Unlike the versions of BSD dump that run on Solaris, BSD OS, or Linux, the Network Appliance dump is part of the system's kernel. Since the architecture of the system does not allow for a user-level, the system was designed with dump as an integral part of the microkernel. The primary benefit to this approach is performance. For example, other dump utilities cross the user-kernel boundary to read data from files, and then to write the data to the tapefile. Network Appliance has implemented a no-copy solution, in which data read from the file system is passed directly to the tape driver. Unix versions of dump are negatively affected by the file system's read-ahead policy. Network Appliance's dump generates its own read-ahead policy. Similar fast paths have been set up for restoring data. The Network Appliance version of restore enjoys significant performance improvements that are only possible because it is integrated into the kernel and runs as root. Most notable among these is that while the standard restore accesses files and directories by name, which requires it to be able to construct pathnames that the file system can parse, the Network Appliance version directly creates the file handle from the inode number which is stored in the dump stream. In addition, since it runs as root, it can set the permissions on directories correctly when they are created and does not need the final pass through the directories to set permissions that user-level restore programs need.

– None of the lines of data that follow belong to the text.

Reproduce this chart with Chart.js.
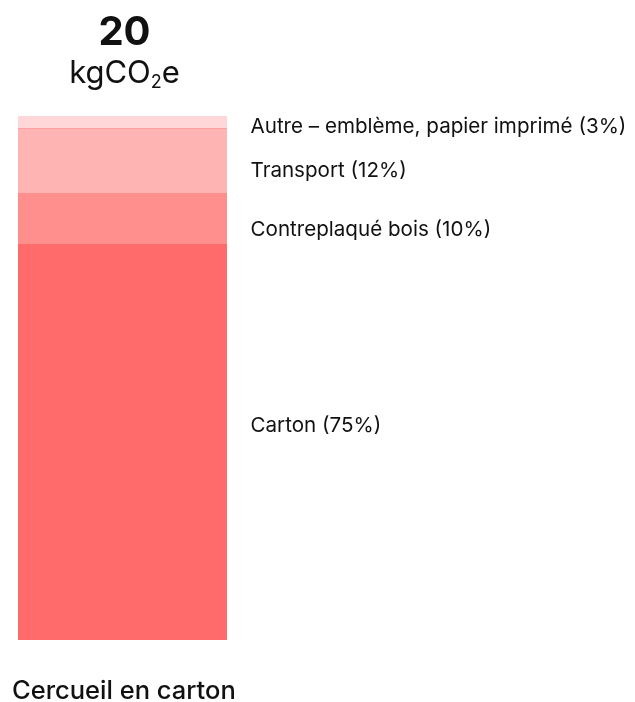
<!DOCTYPE html>
<html lang="fr">
<head>
<meta charset="utf-8">
<script src="https://cdn.jsdelivr.net/npm/chart.js@4/dist/chart.umd.min.js"></script>
<style>
  body { margin: 0; background: #fff; font-family: Inter, "Noto Sans", sans-serif; color: #111; }
  #wrap { position: relative; width: 635px; height: 702px; overflow: hidden; }
  #chart { position: absolute; left: 0; top: 0; }
  .total { position: absolute; left: 18px; width: 213px; text-align: center; }
  #num { top: 7px; font-size: 40px; font-weight: 700; line-height: 48px; }
  #unit { top: 54px; font-size: 31px; font-weight: 400; line-height: 36px; }
  #unit sub { font-size: 18px; vertical-align: -5px; line-height: 0; }
  #caption { position: absolute; left: 12px; top: 675px; font-size: 25.5px; font-weight: 500; line-height: 30px; }
</style>
</head>
<body>
<div id="wrap">
  <canvas id="chart" width="635" height="702"></canvas>
  <div class="total" id="num">20</div>
  <div class="total" id="unit">kgCO<sub>2</sub>e</div>
  <div id="caption">Cercueil en carton</div>
</div>
<script>
// un seul cercueil, empilé de bas en haut
const category = ["Cercueil en carton"];
const parts = ["Carton", "Contreplaqué bois", "Transport", "Autre – emblème, papier imprimé"];
const kgValues = [15.1, 1.95, 2.48, 0.5];   // kgCO2e, total 20
const shares = ["75%", "10%", "12%", "3%"];
const colors = ["#ff6b6b", "#ff8f8c", "#ffb4b4", "#ffd7d9"];

const total = 20;

// petit décalage vertical des étiquettes (px), comme dans l'original
const labelShift = [-16, 11, 9.5, 5.5];

const segmentLabels = {
  id: "segmentLabels",
  afterDatasetsDraw(chart) {
    const ctx = chart.ctx;
    ctx.save();
    ctx.font = "20.6px Inter";
    ctx.fillStyle = "#111";
    ctx.textBaseline = "middle";
    chart.data.datasets.forEach((ds, i) => {
      const bar = chart.getDatasetMeta(i).data[0];
      const mid = (bar.y + bar.base) / 2 + labelShift[i];
      ctx.fillText(parts[i] + " (" + shares[i] + ")", chart.chartArea.right + 23.5, mid);
    });
    ctx.restore();
  }
};

new Chart(document.getElementById("chart").getContext("2d"), {
  type: "bar",
  data: {
    labels: category,
    datasets: parts.map((p, i) => ({
      label: p,
      data: [kgValues[i]],
      backgroundColor: colors[i],
      borderColor: "#ffa0a0",
      borderWidth: i === 2 ? { top: 1, left: 0, right: 0, bottom: 0 } : 0,
      borderSkipped: "start",
      barPercentage: 1,
      categoryPercentage: 1
    }))
  },
  options: {
    responsive: false,
    animation: false,
    layout: { padding: { left: 18, right: 408, top: 116, bottom: 62 } },
    scales: {
      x: { stacked: true, display: false },
      y: { stacked: true, display: false, min: 0, max: total }
    },
    plugins: {
      legend: { display: false },
      tooltip: { enabled: false }
    }
  },
  plugins: [segmentLabels]
});
</script>
</body>
</html>
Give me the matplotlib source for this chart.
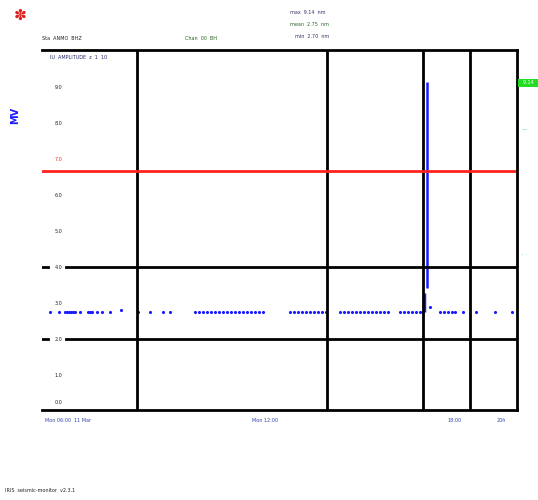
import numpy as np
import matplotlib
matplotlib.use('Agg')
import matplotlib.pyplot as plt

# Data (x in minutes from start, y in signal units)
dots_x = [8, 17, 23, 25, 27, 29, 31, 33, 38, 46, 48, 50, 55, 60, 68, 79, 96, 108, 121, 128,
          153, 157, 161, 165, 169, 173, 177, 181, 185, 189, 193, 197, 201, 205, 209, 213, 217, 221,
          248, 252, 256, 260, 264, 268, 272, 276, 280, 284,
          298, 302, 306, 310, 314, 318, 322, 326, 330, 334, 338, 342, 346,
          358, 362, 366, 370, 374, 378, 381, 388, 398, 402, 406, 410, 413, 421, 434, 453, 470]
dots_y = [2.75, 2.75, 2.75, 2.75, 2.75, 2.75, 2.75, 2.75, 2.75, 2.75, 2.75, 2.75, 2.75, 2.75, 2.75, 2.82, 2.75, 2.75, 2.75, 2.75,
          2.75, 2.75, 2.75, 2.75, 2.75, 2.75, 2.75, 2.75, 2.75, 2.75, 2.75, 2.75, 2.75, 2.75, 2.75, 2.75, 2.75, 2.75,
          2.75, 2.75, 2.75, 2.75, 2.75, 2.75, 2.75, 2.75, 2.75, 2.75,
          2.75, 2.75, 2.75, 2.75, 2.75, 2.75, 2.75, 2.75, 2.75, 2.75, 2.75, 2.75, 2.75,
          2.75, 2.75, 2.75, 2.75, 2.75, 2.75, 2.75, 2.88, 2.75, 2.75, 2.75, 2.75, 2.75, 2.75, 2.75, 2.75, 2.75]
spike_x = [382, 385]
spike_lo = [2.75, 3.42]
spike_hi = [3.28, 9.14]

day_lines = [95, 285, 381, 428]
limit_lines = [2.0, 4.0]
alarm_level = 6.67

yticks = [0.25, 1, 2, 3, 4, 5, 6, 7, 8, 9]
yticklabels = ['0.0', '1.0', '2.0', '3.0', '4.0', '5.0', '6.0', '7.0', '8.0', '9.0']
xtick_pos = [3, 210, 405, 455]
xtick_labels = ['Mon 06:00  11 Mar', 'Mon 12:00', '18:00', '20h']

W, H = 538, 500
fig = plt.figure(figsize=(W / 100, H / 100), dpi=100)
ax = fig.add_axes([42 / W, 90 / H, 475 / W, 360 / H])

ax.plot(dots_x, dots_y, ls='none', marker='.', ms=2.5, color='#1a1aff')
ax.vlines(spike_x, spike_lo, spike_hi, color='#1a1aff', lw=[2.5, 1.8])

for x in day_lines:
    ax.axvline(x, color='black', lw=2)
for y in limit_lines:
    ax.axhline(y, xmin=0.05, color='black', lw=2)
    ax.axhline(y, xmin=0, xmax=0.012, color='black', lw=2)
ax.axhline(alarm_level, color='#ff2020', lw=2)

ax.set_xlim(0, 475)
ax.set_ylim(0.03, 10.03)
for s in ['top', 'right', 'bottom']:
    ax.spines[s].set_linewidth(2)
ax.spines['left'].set_visible(False)

ax.set_yticks(yticks)
ax.set_yticklabels(yticklabels, fontsize=3.5, color='#222222')
ax.tick_params(axis='y', length=0, pad=-9)
for l in ax.get_yticklabels():
    l.set_horizontalalignment('left')
ax.get_yticklabels()[7].set_color('#ff2020')
ax.set_xticks(xtick_pos)
ax.set_xticklabels(xtick_labels, fontsize=3.5, color='#3344aa', ha='left')
ax.tick_params(axis='x', length=0, pad=6)

# inner label
ax.text(8, 9.83, 'IU  AMPLITUDE  z  1  10', fontsize=3.5, color='#222266', va='center')

# right-hand markers
fig.text(520 / W, 1 - 83 / H, '  9.14  ', fontsize=3.5, color='white', va='center',
         bbox=dict(facecolor='#22dd22', edgecolor='none', pad=1.2))
fig.text(522 / W, 1 - 130 / H, '—', fontsize=4, color='#44cc66', va='center')
fig.text(522 / W, 1 - 254 / H, '· ·', fontsize=4, color='#44cc44', va='center')

# y label
fig.text(15 / W, 1 - 115 / H, 'MV', fontsize=7, color='#1a1aff', rotation=90,
         fontweight='bold', ha='center', va='center')

# header
fig.text(20 / W, 1 - 15 / H, '✽', fontsize=11, color='#dd2222', ha='center', va='center')
fig.text(42 / W, 1 - 38 / H, 'Sta  ANMO  BHZ', fontsize=3.5, color='#222222', va='center')
fig.text(185 / W, 1 - 38 / H, 'Chan  00  BH', fontsize=3.5, color='#226622', va='center')
fig.text(290 / W, 1 - 12 / H, 'max  9.14  nm', fontsize=3.5, color='#333366', va='center')
fig.text(290 / W, 1 - 24 / H, 'mean  2.75  nm', fontsize=3.5, color='#336633', va='center')
fig.text(295 / W, 1 - 37 / H, 'min  2.70  nm', fontsize=3.5, color='#333366', va='center')

# footer
fig.text(5 / W, 1 - 490 / H, 'IRIS  seismic-monitor  v2.3.1', fontsize=3.5, color='#222222', va='center')

fig.savefig('out.png', dpi=100, facecolor='white')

Functionally, Network Appliance's dump and restore also add benefit to the standard program. By using snapshots, dump can present a completely consistent view of the file system. This not only helps users, but it obviates many consistency checks used by BSD restore on other systems. This enhances performance and simplifies restores. As discussed before, companies tend to extend the format in ways to back up attributes not included in the basic model. For Network Appliance, these attributes include DOS names, DOS bits, DOS file times, and NT ACLs created on our multi-protocol file system. None of these extensions break the standard format.
Still, there are some difficulties that arise due to being integrated in the kernel. First, since there is no "user level" only a person with root access to the filer can run restore. This is a disadvantage compared to the standard dump, restore, and tar utilities on Unix. The filer also does not support the interactive restore option due to limitations that arise from integrating restore into the kernel. On the whole, however, the benefits make the Network Appliance dump and restore a more popular option with users than mounting the file system onto a Unix machine, and using a Unix version of dump and restore.